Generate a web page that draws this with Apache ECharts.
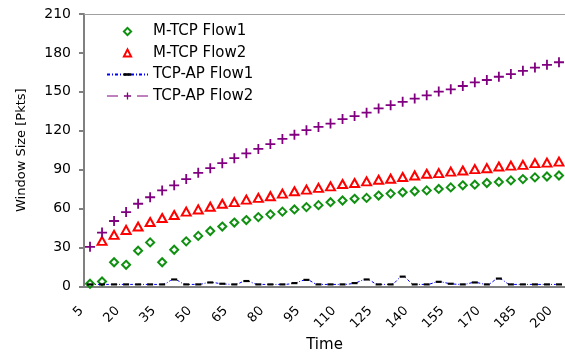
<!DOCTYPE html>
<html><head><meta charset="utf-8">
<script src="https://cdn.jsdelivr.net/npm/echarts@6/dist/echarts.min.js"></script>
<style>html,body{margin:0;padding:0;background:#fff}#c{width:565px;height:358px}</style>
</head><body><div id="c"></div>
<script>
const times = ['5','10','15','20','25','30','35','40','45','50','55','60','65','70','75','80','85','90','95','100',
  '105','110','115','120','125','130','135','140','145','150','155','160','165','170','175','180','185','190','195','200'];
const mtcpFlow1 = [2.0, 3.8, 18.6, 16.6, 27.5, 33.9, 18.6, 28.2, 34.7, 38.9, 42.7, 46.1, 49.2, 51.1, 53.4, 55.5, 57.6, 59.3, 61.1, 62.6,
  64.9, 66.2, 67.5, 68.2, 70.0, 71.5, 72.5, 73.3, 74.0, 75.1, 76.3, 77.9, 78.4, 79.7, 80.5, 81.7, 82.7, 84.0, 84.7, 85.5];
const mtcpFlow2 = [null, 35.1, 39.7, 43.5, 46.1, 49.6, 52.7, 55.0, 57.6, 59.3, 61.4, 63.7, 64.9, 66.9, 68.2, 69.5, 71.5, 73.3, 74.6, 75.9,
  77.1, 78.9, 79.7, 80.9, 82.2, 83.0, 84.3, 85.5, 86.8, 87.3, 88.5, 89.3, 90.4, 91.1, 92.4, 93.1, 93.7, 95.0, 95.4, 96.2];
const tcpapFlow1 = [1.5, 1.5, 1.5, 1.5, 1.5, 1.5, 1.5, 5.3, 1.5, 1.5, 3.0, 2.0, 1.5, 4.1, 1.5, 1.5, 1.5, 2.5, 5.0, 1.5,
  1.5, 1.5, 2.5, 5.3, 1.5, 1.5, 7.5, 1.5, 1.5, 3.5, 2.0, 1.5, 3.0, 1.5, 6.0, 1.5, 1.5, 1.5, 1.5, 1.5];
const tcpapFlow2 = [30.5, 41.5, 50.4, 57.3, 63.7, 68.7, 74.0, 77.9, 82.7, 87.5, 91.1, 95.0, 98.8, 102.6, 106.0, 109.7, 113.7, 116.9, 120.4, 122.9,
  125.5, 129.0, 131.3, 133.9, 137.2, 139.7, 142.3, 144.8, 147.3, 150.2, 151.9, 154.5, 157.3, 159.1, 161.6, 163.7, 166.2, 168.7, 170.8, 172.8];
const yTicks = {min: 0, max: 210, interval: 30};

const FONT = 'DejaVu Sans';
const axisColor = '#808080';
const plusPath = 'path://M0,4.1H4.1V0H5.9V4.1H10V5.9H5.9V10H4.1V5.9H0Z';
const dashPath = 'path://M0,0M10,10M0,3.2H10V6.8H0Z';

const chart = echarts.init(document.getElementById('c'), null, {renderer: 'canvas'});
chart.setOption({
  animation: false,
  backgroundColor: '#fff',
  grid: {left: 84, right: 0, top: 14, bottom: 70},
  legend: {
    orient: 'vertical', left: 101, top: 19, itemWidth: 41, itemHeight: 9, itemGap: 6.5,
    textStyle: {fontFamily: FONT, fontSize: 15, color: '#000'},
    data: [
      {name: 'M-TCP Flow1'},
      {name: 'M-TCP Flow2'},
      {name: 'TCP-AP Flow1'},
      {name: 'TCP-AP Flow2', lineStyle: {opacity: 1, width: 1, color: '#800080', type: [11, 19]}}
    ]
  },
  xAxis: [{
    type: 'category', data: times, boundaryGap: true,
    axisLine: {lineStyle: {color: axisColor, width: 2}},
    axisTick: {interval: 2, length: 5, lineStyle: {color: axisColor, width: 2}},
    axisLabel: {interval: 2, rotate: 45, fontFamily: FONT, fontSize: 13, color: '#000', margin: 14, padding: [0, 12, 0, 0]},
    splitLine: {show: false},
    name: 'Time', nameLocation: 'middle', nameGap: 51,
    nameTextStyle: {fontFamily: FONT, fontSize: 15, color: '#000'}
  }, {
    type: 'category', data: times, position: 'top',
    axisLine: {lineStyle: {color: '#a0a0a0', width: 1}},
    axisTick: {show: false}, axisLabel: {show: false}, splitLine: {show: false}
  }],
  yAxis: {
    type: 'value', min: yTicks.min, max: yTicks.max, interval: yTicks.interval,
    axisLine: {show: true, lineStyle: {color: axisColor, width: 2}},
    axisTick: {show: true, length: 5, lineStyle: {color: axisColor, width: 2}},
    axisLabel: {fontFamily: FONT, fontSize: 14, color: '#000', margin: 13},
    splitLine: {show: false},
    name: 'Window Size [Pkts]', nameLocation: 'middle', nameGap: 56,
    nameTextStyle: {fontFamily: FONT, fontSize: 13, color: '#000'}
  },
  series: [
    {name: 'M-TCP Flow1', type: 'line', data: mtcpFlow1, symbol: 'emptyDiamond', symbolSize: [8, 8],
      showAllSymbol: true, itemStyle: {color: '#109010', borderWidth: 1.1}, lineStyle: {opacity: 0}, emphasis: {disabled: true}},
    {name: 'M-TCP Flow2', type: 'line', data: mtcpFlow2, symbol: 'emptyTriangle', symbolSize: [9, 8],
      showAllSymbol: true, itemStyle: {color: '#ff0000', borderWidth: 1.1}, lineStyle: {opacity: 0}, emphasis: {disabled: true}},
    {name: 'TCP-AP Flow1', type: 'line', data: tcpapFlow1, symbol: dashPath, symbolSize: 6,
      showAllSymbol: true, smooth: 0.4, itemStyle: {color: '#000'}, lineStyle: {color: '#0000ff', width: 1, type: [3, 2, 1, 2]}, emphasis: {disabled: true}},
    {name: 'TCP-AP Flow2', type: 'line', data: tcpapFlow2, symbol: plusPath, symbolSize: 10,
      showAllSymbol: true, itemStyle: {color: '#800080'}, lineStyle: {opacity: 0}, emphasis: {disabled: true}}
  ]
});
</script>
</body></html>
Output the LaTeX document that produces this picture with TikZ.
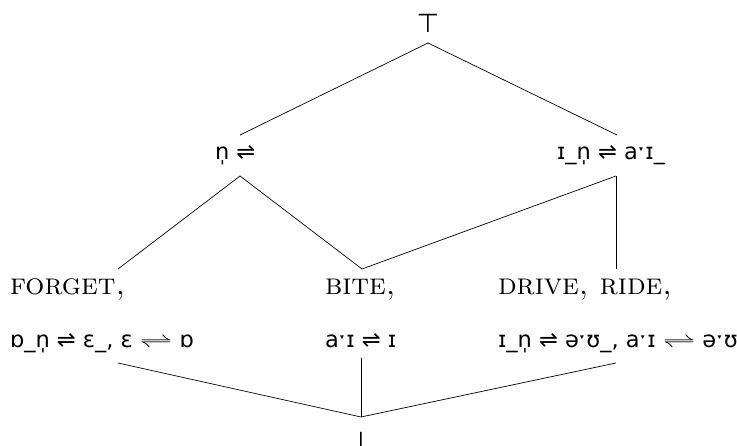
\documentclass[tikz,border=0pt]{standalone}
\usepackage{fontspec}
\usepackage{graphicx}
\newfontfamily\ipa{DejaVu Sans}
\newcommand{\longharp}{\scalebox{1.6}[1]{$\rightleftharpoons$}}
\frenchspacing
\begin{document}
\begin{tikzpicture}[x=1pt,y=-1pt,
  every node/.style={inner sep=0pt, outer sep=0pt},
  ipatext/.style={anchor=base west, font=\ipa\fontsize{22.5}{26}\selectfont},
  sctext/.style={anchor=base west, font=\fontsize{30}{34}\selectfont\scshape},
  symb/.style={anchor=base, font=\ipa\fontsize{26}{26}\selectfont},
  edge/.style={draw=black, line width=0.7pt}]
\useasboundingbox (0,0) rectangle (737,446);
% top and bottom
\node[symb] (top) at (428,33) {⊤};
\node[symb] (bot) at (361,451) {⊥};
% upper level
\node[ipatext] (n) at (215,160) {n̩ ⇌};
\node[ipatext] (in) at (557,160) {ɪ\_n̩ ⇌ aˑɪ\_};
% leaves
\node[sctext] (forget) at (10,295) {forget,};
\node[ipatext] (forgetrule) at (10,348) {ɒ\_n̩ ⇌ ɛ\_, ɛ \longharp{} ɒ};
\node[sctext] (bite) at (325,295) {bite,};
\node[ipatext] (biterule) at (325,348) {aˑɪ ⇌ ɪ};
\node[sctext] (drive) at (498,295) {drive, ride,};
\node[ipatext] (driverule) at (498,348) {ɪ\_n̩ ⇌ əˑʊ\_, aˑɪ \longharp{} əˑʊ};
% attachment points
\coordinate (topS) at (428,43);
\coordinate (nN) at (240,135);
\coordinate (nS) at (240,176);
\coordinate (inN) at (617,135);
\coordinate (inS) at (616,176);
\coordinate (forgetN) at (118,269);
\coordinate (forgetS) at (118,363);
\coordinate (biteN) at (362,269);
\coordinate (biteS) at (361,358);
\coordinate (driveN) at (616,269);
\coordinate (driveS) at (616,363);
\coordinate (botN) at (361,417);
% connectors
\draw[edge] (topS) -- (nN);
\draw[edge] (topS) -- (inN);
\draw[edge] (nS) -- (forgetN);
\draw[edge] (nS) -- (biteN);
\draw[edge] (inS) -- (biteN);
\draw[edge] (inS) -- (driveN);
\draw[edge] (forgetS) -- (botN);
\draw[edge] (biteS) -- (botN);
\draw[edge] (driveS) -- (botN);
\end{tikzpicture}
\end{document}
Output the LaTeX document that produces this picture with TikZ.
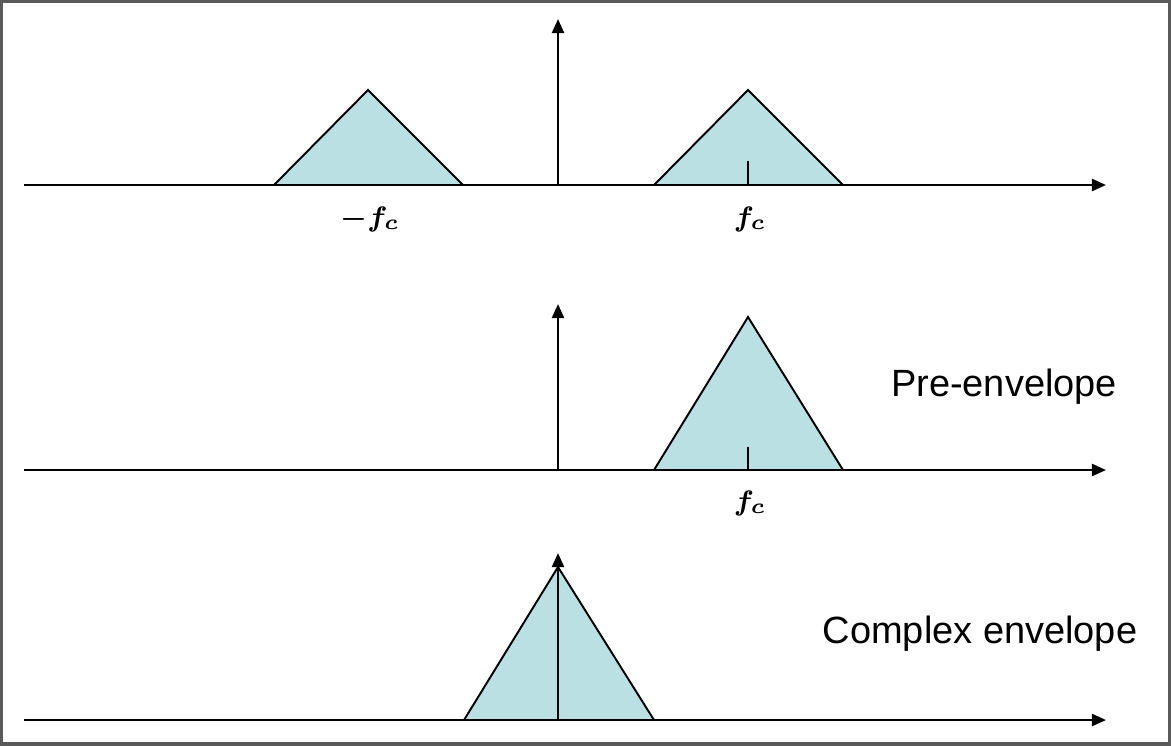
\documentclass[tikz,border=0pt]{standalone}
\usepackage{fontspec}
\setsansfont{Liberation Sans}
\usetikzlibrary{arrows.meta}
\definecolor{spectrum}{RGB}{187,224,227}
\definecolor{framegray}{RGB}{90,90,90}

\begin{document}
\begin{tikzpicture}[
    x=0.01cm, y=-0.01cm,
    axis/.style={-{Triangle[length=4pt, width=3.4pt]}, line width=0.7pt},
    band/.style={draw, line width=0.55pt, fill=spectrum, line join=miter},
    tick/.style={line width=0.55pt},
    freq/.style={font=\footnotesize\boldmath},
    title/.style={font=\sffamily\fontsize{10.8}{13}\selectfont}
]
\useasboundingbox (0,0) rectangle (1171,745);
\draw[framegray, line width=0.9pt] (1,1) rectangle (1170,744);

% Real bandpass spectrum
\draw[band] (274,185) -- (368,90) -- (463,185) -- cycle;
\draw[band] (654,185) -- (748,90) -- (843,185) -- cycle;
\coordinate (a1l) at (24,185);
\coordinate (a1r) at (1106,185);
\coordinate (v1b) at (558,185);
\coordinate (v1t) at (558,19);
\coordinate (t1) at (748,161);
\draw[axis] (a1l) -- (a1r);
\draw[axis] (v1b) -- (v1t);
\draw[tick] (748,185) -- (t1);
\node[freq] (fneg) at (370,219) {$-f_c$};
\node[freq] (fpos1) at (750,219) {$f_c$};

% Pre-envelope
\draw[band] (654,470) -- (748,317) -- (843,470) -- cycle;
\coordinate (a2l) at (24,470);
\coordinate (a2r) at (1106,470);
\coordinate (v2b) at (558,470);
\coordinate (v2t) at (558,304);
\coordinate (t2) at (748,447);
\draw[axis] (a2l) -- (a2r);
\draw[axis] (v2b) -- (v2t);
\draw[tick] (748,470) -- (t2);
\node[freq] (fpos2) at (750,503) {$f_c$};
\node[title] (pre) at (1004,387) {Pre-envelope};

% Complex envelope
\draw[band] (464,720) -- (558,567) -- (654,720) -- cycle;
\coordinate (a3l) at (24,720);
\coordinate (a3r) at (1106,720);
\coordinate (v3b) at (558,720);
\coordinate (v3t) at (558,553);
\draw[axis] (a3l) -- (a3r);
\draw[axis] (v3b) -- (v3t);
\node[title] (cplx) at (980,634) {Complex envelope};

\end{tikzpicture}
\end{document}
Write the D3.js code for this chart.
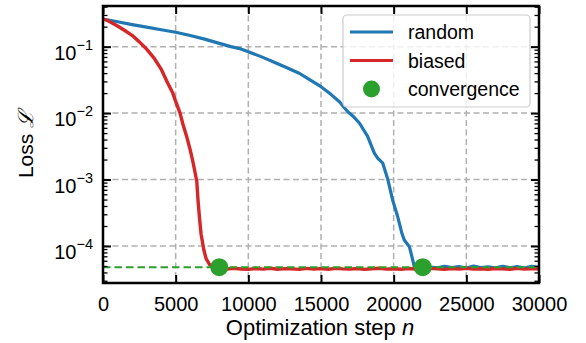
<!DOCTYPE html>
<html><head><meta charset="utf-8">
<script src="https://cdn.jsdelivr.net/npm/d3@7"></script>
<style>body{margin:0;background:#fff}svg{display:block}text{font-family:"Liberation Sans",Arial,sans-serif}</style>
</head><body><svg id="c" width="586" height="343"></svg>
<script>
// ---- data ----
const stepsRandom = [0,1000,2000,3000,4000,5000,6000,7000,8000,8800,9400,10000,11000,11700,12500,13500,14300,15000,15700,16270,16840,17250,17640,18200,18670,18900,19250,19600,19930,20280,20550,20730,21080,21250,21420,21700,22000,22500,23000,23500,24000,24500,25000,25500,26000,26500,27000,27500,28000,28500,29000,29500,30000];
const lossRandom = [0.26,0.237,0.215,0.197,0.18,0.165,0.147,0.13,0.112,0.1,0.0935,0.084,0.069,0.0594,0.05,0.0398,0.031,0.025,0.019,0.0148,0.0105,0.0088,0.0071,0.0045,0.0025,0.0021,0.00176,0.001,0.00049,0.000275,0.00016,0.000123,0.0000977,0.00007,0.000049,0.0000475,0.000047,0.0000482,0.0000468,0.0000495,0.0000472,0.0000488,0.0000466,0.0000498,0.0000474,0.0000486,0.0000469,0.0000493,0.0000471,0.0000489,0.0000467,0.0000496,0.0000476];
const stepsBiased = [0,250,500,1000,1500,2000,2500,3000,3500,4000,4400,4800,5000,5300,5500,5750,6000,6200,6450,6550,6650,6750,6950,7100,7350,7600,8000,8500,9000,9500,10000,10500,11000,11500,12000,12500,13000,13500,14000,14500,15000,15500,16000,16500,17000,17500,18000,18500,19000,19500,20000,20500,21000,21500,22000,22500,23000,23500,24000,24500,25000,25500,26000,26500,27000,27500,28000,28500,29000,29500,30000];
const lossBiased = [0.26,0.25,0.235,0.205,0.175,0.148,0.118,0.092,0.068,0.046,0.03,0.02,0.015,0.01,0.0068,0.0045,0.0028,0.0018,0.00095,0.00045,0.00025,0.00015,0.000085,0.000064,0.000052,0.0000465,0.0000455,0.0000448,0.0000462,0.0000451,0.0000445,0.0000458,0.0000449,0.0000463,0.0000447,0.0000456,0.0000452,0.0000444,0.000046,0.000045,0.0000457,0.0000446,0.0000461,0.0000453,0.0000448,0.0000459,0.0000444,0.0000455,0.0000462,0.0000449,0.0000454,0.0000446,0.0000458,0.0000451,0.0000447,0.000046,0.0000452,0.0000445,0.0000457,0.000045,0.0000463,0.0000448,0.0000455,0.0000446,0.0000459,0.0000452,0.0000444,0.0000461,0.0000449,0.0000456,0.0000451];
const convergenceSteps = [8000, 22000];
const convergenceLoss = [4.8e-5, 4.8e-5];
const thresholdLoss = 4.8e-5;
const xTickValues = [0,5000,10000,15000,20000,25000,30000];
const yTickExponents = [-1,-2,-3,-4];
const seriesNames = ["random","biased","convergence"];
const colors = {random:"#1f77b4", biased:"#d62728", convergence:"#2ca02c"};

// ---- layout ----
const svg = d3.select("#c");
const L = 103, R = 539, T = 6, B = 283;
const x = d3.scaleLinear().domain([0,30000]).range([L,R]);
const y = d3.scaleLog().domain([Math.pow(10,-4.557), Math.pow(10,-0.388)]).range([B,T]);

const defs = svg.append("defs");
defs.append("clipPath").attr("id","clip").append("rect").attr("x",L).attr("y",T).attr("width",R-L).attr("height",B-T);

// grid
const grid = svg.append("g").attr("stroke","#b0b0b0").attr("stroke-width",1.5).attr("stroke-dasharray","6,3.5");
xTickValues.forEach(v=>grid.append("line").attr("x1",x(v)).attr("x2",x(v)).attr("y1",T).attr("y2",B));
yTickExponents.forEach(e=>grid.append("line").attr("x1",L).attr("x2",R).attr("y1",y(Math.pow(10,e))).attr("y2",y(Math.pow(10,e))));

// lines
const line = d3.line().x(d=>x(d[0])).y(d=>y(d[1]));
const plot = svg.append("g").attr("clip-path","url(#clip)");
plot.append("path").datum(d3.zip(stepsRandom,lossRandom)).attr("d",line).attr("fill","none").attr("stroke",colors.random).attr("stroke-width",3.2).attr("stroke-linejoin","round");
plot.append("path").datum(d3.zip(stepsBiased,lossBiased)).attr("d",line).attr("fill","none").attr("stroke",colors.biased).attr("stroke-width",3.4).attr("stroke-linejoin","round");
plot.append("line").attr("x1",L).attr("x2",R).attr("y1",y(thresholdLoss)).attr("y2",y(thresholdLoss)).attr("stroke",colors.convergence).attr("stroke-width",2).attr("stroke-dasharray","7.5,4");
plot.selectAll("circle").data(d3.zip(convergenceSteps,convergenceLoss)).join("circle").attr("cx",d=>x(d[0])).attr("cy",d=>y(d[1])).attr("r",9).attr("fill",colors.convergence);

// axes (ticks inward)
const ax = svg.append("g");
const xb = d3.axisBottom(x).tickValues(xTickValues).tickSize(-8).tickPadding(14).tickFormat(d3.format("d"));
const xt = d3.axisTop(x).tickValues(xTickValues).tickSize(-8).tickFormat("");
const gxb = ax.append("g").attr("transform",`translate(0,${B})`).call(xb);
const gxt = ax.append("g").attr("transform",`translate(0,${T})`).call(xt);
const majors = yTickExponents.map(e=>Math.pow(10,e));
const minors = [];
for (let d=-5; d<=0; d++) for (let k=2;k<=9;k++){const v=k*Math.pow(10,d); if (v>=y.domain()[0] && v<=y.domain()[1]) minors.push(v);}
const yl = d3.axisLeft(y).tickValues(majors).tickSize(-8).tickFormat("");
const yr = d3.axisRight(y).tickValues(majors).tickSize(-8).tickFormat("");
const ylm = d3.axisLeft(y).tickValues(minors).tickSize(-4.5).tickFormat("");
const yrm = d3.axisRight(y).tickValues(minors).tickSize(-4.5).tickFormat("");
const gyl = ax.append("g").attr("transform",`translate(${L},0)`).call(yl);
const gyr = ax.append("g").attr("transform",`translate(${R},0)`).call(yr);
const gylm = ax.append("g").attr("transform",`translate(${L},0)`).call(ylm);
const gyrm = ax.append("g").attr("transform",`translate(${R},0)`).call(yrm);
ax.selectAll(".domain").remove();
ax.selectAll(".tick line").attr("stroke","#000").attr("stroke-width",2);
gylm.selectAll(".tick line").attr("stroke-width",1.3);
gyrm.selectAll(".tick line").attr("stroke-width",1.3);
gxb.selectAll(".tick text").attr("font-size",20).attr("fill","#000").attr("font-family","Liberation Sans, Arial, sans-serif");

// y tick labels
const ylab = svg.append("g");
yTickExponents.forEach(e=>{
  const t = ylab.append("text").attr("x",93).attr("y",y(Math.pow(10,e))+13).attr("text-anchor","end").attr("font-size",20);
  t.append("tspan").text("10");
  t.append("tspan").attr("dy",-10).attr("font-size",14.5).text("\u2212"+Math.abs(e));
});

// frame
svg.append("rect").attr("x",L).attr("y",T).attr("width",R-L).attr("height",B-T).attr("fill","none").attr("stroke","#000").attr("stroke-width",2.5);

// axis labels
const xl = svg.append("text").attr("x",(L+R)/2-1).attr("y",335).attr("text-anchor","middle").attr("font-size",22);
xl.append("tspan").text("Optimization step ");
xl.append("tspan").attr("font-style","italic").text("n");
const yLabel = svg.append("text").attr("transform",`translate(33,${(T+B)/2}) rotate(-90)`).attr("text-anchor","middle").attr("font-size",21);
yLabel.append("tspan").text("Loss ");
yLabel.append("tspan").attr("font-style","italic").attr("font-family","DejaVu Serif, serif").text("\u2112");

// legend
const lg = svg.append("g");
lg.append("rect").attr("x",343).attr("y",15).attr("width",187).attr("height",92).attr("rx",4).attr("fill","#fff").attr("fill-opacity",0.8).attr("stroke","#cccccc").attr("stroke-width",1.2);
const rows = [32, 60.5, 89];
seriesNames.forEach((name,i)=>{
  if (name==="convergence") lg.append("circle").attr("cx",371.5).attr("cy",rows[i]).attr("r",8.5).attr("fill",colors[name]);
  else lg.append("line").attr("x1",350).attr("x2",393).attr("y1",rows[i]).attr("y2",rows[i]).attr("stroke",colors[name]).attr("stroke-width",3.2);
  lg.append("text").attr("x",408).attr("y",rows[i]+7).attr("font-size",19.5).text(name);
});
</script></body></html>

****************************************

SHORT PROBLEM :: Extract, word for word, each line from the top of the data down to and including the line with "const dashPath = 'path://M0,0M10,10M0,3.2H10V6.8H0Z';"; skip the pictures.

OUTPUT OF THE TASK ::
Generate a web page that draws this with Apache ECharts.
<!DOCTYPE html>
<html><head><meta charset="utf-8">
<script src="https://cdn.jsdelivr.net/npm/echarts@6/dist/echarts.min.js"></script>
<style>html,body{margin:0;padding:0;background:#fff}#c{width:565px;height:358px}</style>
</head><body><div id="c"></div>
<script>
const times = ['5','10','15','20','25','30','35','40','45','50','55','60','65','70','75','80','85','90','95','100',
  '105','110','115','120','125','130','135','140','145','150','155','160','165','170','175','180','185','190','195','200'];
const mtcpFlow1 = [2.0, 3.8, 18.6, 16.6, 27.5, 33.9, 18.6, 28.2, 34.7, 38.9, 42.7, 46.1, 49.2, 51.1, 53.4, 55.5, 57.6, 59.3, 61.1, 62.6,
  64.9, 66.2, 67.5, 68.2, 70.0, 71.5, 72.5, 73.3, 74.0, 75.1, 76.3, 77.9, 78.4, 79.7, 80.5, 81.7, 82.7, 84.0, 84.7, 85.5];
const mtcpFlow2 = [null, 35.1, 39.7, 43.5, 46.1, 49.6, 52.7, 55.0, 57.6, 59.3, 61.4, 63.7, 64.9, 66.9, 68.2, 69.5, 71.5, 73.3, 74.6, 75.9,
  77.1, 78.9, 79.7, 80.9, 82.2, 83.0, 84.3, 85.5, 86.8, 87.3, 88.5, 89.3, 90.4, 91.1, 92.4, 93.1, 93.7, 95.0, 95.4, 96.2];
const tcpapFlow1 = [1.5, 1.5, 1.5, 1.5, 1.5, 1.5, 1.5, 5.3, 1.5, 1.5, 3.0, 2.0, 1.5, 4.1, 1.5, 1.5, 1.5, 2.5, 5.0, 1.5,
  1.5, 1.5, 2.5, 5.3, 1.5, 1.5, 7.5, 1.5, 1.5, 3.5, 2.0, 1.5, 3.0, 1.5, 6.0, 1.5, 1.5, 1.5, 1.5, 1.5];
const tcpapFlow2 = [30.5, 41.5, 50.4, 57.3, 63.7, 68.7, 74.0, 77.9, 82.7, 87.5, 91.1, 95.0, 98.8, 102.6, 106.0, 109.7, 113.7, 116.9, 120.4, 122.9,
  125.5, 129.0, 131.3, 133.9, 137.2, 139.7, 142.3, 144.8, 147.3, 150.2, 151.9, 154.5, 157.3, 159.1, 161.6, 163.7, 166.2, 168.7, 170.8, 172.8];
const yTicks = {min: 0, max: 210, interval: 30};

const FONT = 'DejaVu Sans';
const axisColor = '#808080';
const plusPath = 'path://M0,4.1H4.1V0H5.9V4.1H10V5.9H5.9V10H4.1V5.9H0Z';
const dashPath = 'path://M0,0M10,10M0,3.2H10V6.8H0Z';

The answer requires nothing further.